>> START

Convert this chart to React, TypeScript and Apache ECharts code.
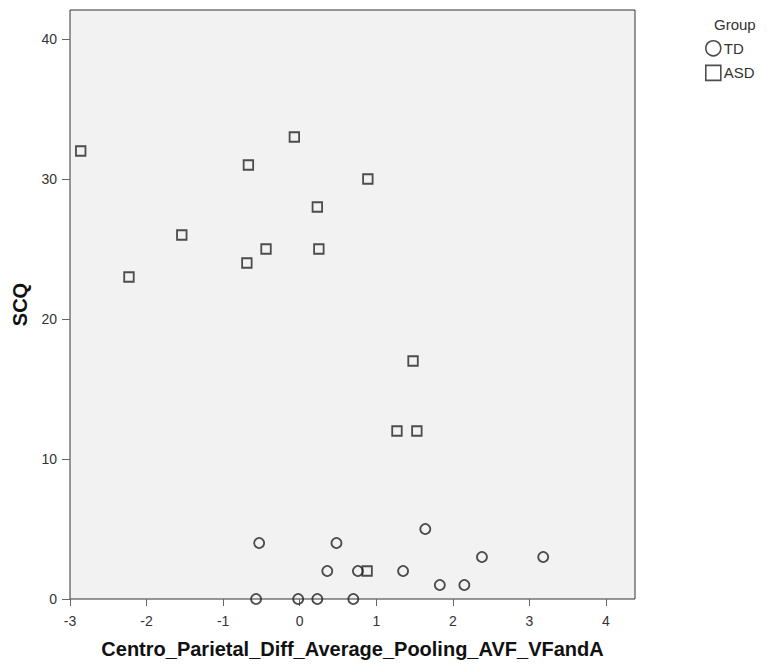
import React, { useEffect, useRef } from "react";
import * as echarts from "echarts";

const tdX = [-0.57, -0.02, 0.23, 0.7, -0.53, 0.48, 0.36, 0.76, 1.35, 1.64, 2.38, 3.18, 1.83, 2.15];
const tdY = [0, 0, 0, 0, 4, 4, 2, 2, 2, 5, 3, 3, 1, 1];
const asdX = [-2.86, -2.23, -1.54, -0.67, -0.69, -0.44, -0.07, 0.23, 0.25, 0.89, 1.48, 1.27, 1.53, 0.88];
const asdY = [32, 23, 26, 31, 24, 25, 33, 28, 25, 30, 17, 12, 12, 2];
const groups = ["TD", "ASD"];
const xTitle = "Centro_Parietal_Diff_Average_Pooling_AVF_VFandA";
const yTitle = "SCQ";
const legendTitle = "Group";

const FONT = "'Liberation Sans', Arial, sans-serif";

export default function App() {
  const ref = useRef<HTMLDivElement>(null);
  useEffect(() => {
    if (!ref.current) return;
    const chart = echarts.init(ref.current, null, { renderer: "svg" });
    const pxPerX = 536 / 7;
    const pxPerY = 560 / 40;
    const xMax = -3 + 565 / pxPerX;
    const yMax = 589 / pxPerY;
    const markStyle = { color: "rgba(0,0,0,0)", borderColor: "#222", borderWidth: 1.8 };
    chart.setOption({
      animation: false,
      textStyle: { fontFamily: FONT },
      title: {
        text: legendTitle,
        left: 709,
        top: 12,
        textStyle: { fontSize: 15, fontWeight: "normal", color: "#333", fontFamily: FONT },
      },
      legend: {
        orient: "vertical",
        left: 700,
        top: 35,
        itemWidth: 15,
        itemHeight: 15,
        itemGap: 8,
        textStyle: { fontSize: 15, color: "#333", fontFamily: FONT, padding: [0, 0, 0, -2] },
        data: [
          { name: groups[0], icon: "circle", itemStyle: { color: "rgba(0,0,0,0)", borderColor: "#222", borderWidth: 1.6 } },
          { name: groups[1], icon: "rect", itemStyle: { color: "rgba(0,0,0,0)", borderColor: "#222", borderWidth: 1.6 } },
        ],
      },
      grid: [
        { left: 70, top: 10, width: 565, height: 589, show: true, backgroundColor: "#f2f2f2", borderColor: "#333", borderWidth: 1 },
        { left: 70, top: 39, width: 536, height: 560, show: false },
      ],
      xAxis: [
        {
          gridIndex: 0, type: "value", min: -3, max: xMax,
          axisLine: { show: false }, axisTick: { show: false }, axisLabel: { show: false }, splitLine: { show: false },
          name: xTitle, nameLocation: "middle", nameGap: 40,
          nameTextStyle: { fontSize: 20, fontWeight: "bold", color: "#111", fontFamily: FONT },
        },
        {
          gridIndex: 1, type: "value", min: -3, max: 4, interval: 1, position: "bottom",
          axisLine: { show: false, onZero: false }, splitLine: { show: false },
          axisTick: { show: true, length: 7, lineStyle: { color: "#666", width: 1 } },
          axisLabel: { fontSize: 14, color: "#333", margin: 15, fontFamily: FONT },
        },
      ],
      yAxis: [
        {
          gridIndex: 0, type: "value", min: 0, max: yMax,
          axisLine: { show: false }, axisTick: { show: false }, axisLabel: { show: false }, splitLine: { show: false },
          name: yTitle, nameLocation: "middle", nameGap: 40,
          nameTextStyle: { fontSize: 20, fontWeight: "bold", color: "#111", fontFamily: FONT },
        },
        {
          gridIndex: 1, type: "value", min: 0, max: 40, interval: 10, position: "left",
          axisLine: { show: false, onZero: false }, splitLine: { show: false },
          axisTick: { show: true, length: 8, lineStyle: { color: "#666", width: 1 } },
          axisLabel: { fontSize: 14, color: "#333", margin: 13, fontFamily: FONT },
        },
      ],
      series: [
        {
          name: groups[0], type: "scatter", xAxisIndex: 0, yAxisIndex: 0,
          symbol: "circle", symbolSize: 10, itemStyle: markStyle, clip: true,
          data: tdX.map((x, i) => [x, tdY[i]]),
        },
        {
          name: groups[1], type: "scatter", xAxisIndex: 0, yAxisIndex: 0,
          symbol: "rect", symbolSize: 9.5, itemStyle: markStyle, clip: true,
          data: asdX.map((x, i) => [x, asdY[i]]),
        },
      ],
    });
    return () => chart.dispose();
  }, []);
  return <div ref={ref} style={{ position: "absolute", left: 0, top: 0, width: 769, height: 665 }} />;
}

>> END

Repeat the listing above exactly from its first line to the line containing "import * as", both included, and omit the pictures.

Convert this chart to React, TypeScript and Apache ECharts code.
import React, { useEffect, useRef } from "react";
import * as echarts from "echarts";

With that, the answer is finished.